▸ **Exercise details**
Reproduce exactly the lines below, from the first one through the line containing "400, interval: 20", and omit any pictures.

— START Data excerpt —

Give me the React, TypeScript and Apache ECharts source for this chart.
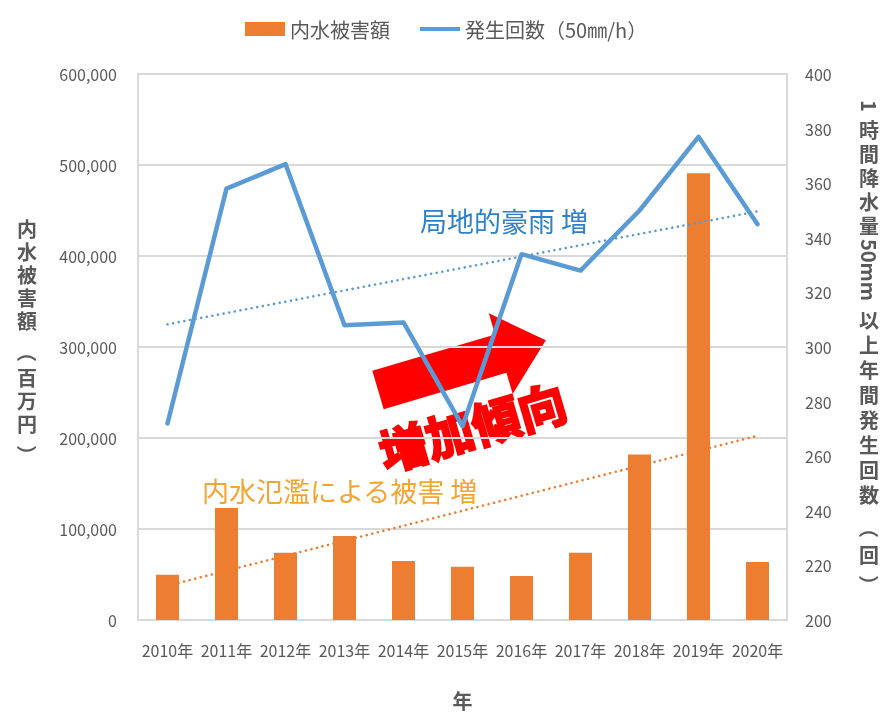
import React, { useEffect, useRef } from "react";
import * as echarts from "echarts";

const years = ["2010年", "2011年", "2012年", "2013年", "2014年", "2015年", "2016年", "2017年", "2018年", "2019年", "2020年"];
// 内水被害額（百万円）
const damage = [49700, 123000, 73800, 92300, 64700, 58500, 48300, 73800, 182000, 491000, 63600];
// 1時間降水量50mm以上年間発生回数（回）
const counts = [272, 358, 367, 308, 309, 271, 334, 328, 350, 377, 345];

const leftTicks = { min: 0, max: 600000, interval: 100000 };
const rightTicks = { min: 200, max: 400, interval: 20 };

const seriesNames = ["内水被害額", "発生回数（50㎜/h）"];
// vertical axis titles, split into upright runs and sideways (rotated) runs
const leftName = ["内水被害額", "（", "百万円", "）"];
const rightName = ["1", "時間降水量", "50mm", "以上年間発生回数", "（", "回", "）"];

const FONT = '"Noto Sans CJK JP", "Noto Sans", sans-serif';
const VFONT = '"Liberation Sans", "Noto Sans CJK JP", sans-serif';
const GRAY = "#595959";

function linearTrend(vals: number[]): number[] {
  const n = vals.length;
  const mx = (n - 1) / 2;
  const my = vals.reduce((a, b) => a + b, 0) / n;
  let sxy = 0, sxx = 0;
  vals.forEach((v, i) => { sxy += (i - mx) * (v - my); sxx += (i - mx) * (i - mx); });
  const b = sxy / sxx;
  return vals.map((_, i) => +(my + b * (i - mx)).toFixed(2));
}

function fmtThousands(v: number): string {
  return String(v).replace(/\B(?=(\d{3})+(?!\d))/g, ",");
}

function isSideways(t: string) {
  return /^[0-9a-zA-Z]+$/.test(t) || t === "（" || t === "）";
}

function vText(segs: string[], ys: number[], x: number, size: number, lh: number[]) {
  return segs.map((t, i) => {
    const side = isSideways(t);
    return {
      type: "text",
      x,
      y: ys[i],
      rotation: side ? -Math.PI / 2 : 0,
      silent: true,
      style: {
        text: side ? t : t.split("").join("\n"),
        fill: GRAY,
        fontSize: size,
        lineHeight: side ? size : lh[i],
        fontWeight: "bold",
        fontFamily: side ? FONT : VFONT,
        align: "center",
        verticalAlign: "middle",
        textAlign: "center",
        textVerticalAlign: "middle",
      },
    };
  });
}

export default function App() {
  const ref = useRef<HTMLDivElement>(null);
  useEffect(() => {
    if (!ref.current) return;
    const chart = echarts.init(ref.current, undefined, { renderer: "svg" });
    const leftYs = [276, 352, 402, 455];
    const leftLh = [23, 20, 23, 20];
    const rightYs = [106, 179, 270, 408.5, 528, 556, 585];
    const rightLh = [20, 24, 20, 25, 20, 20, 20];
    chart.setOption({
      animation: false,
      textStyle: { fontFamily: FONT },
      legend: {
        left: 240,
        top: 14,
        itemWidth: 40,
        itemHeight: 14,
        itemGap: 30,
        textStyle: { fontSize: 20, color: GRAY, fontFamily: FONT },
        data: [
          { name: seriesNames[0], icon: "rect" },
          { name: seriesNames[1], icon: "path://M0,0H40V4H0Z" },
        ],
      },
      grid: {
        left: 138,
        right: 97,
        top: 74,
        bottom: 92,
        show: true,
        borderColor: "#d9d9d9",
        borderWidth: 2,
      },
      xAxis: {
        type: "category",
        data: years,
        axisTick: { show: false },
        axisLine: { lineStyle: { color: "#d9d9d9", width: 2 } },
        axisLabel: { interval: 0, margin: 22, fontSize: 16, color: GRAY, fontFamily: FONT },
        name: "年",
        nameLocation: "middle",
        nameGap: 70,
        nameTextStyle: { fontSize: 20, fontWeight: "bold", color: GRAY, fontFamily: FONT },
      },
      yAxis: [
        {
          type: "value",
          min: leftTicks.min,
          max: leftTicks.max,
          interval: leftTicks.interval,
          axisLine: { show: false },
          axisTick: { show: false },
          axisLabel: { margin: 21, fontSize: 16, color: GRAY, fontFamily: FONT, formatter: (v: number) => fmtThousands(v) },
          splitLine: { lineStyle: { color: "#d9d9d9", width: 2 } },
        },
        {
          type: "value",
          min: rightTicks.min,
          max: rightTicks.max,
          interval: rightTicks.interval,
          axisLine: { show: false },
          axisTick: { show: false },
          axisLabel: { margin: 18, fontSize: 16, color: GRAY, fontFamily: FONT },
          splitLine: { show: false },
        },
      ],
      series: [
        {
          name: seriesNames[0],
          type: "bar",
          yAxisIndex: 0,
          data: damage,
          barWidth: "39%",
          itemStyle: { color: "#ED7D31" },
          z: 2,
        },
        {
          name: "trendDamage",
          type: "line",
          yAxisIndex: 0,
          data: linearTrend(damage),
          symbol: "none",
          lineStyle: { color: "#ED7D31", width: 2.6, type: [0.01, 5.7], cap: "round" },
          z: 3,
        },
        {
          name: seriesNames[1],
          type: "line",
          yAxisIndex: 1,
          data: counts,
          symbol: "none",
          lineStyle: { color: "#5B9BD5", width: 4.5, cap: "round", join: "round" },
          itemStyle: { color: "#5B9BD5" },
          z: 4,
        },
        {
          name: "trendCount",
          type: "line",
          yAxisIndex: 1,
          data: linearTrend(counts),
          symbol: "none",
          lineStyle: { color: "#5B9BD5", width: 2.6, type: [0.01, 5.7], cap: "round" },
          z: 3,
        },
      ],
      graphic: [
        ...vText(leftName, leftYs, 27, 20, leftLh),
        ...vText(rightName, rightYs, 869, 20, rightLh),
        {
          type: "text",
          left: 420,
          top: 207,
          silent: true,
          style: { text: "局地的豪雨 増", fill: "#2E80C8", fontSize: 27, fontFamily: FONT },
          z: 10,
        },
        {
          type: "text",
          left: 202,
          top: 477,
          silent: true,
          style: { text: "内水氾濫による被害 増", fill: "#F5A431", fontSize: 27, fontFamily: FONT },
          z: 10,
        },
        {
          type: "group",
          x: 378,
          y: 390,
          rotation: 0.288,
          silent: true,
          z: 20,
          children: [
            {
              type: "polygon",
              shape: { points: [[0, -20], [128, -20], [128, -42], [175, 0], [128, 42], [128, 20], [0, 20]] },
              style: { fill: "#FF0000" },
            },
          ],
        },
        {
          type: "group",
          x: 472,
          y: 425,
          rotation: 0.285,
          silent: true,
          z: 20,
          children: [
            {
              type: "text",
              x: 0,
              y: 0,
              style: {
                text: "増加傾向",
                fill: "#FF0000",
                stroke: "#FF0000",
                lineWidth: 2.5,
                fontSize: 48,
                fontWeight: "bold",
                fontFamily: FONT,
                align: "center",
                verticalAlign: "middle",
                textAlign: "center",
                textVerticalAlign: "middle",
              },
            },
          ],
        },
      ],
    });
    return () => chart.dispose();
  }, []);
  return <div ref={ref} style={{ position: "fixed", left: 0, top: 0, width: 884, height: 715 }} />;
}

— END Data excerpt —

▸ **Completed task**
Give me the React, TypeScript and Apache ECharts source for this chart.
import React, { useEffect, useRef } from "react";
import * as echarts from "echarts";

const years = ["2010年", "2011年", "2012年", "2013年", "2014年", "2015年", "2016年", "2017年", "2018年", "2019年", "2020年"];
// 内水被害額（百万円）
const damage = [49700, 123000, 73800, 92300, 64700, 58500, 48300, 73800, 182000, 491000, 63600];
// 1時間降水量50mm以上年間発生回数（回）
const counts = [272, 358, 367, 308, 309, 271, 334, 328, 350, 377, 345];

const leftTicks = { min: 0, max: 600000, interval: 100000 };
const rightTicks = { min: 200, max: 400, interval: 20 };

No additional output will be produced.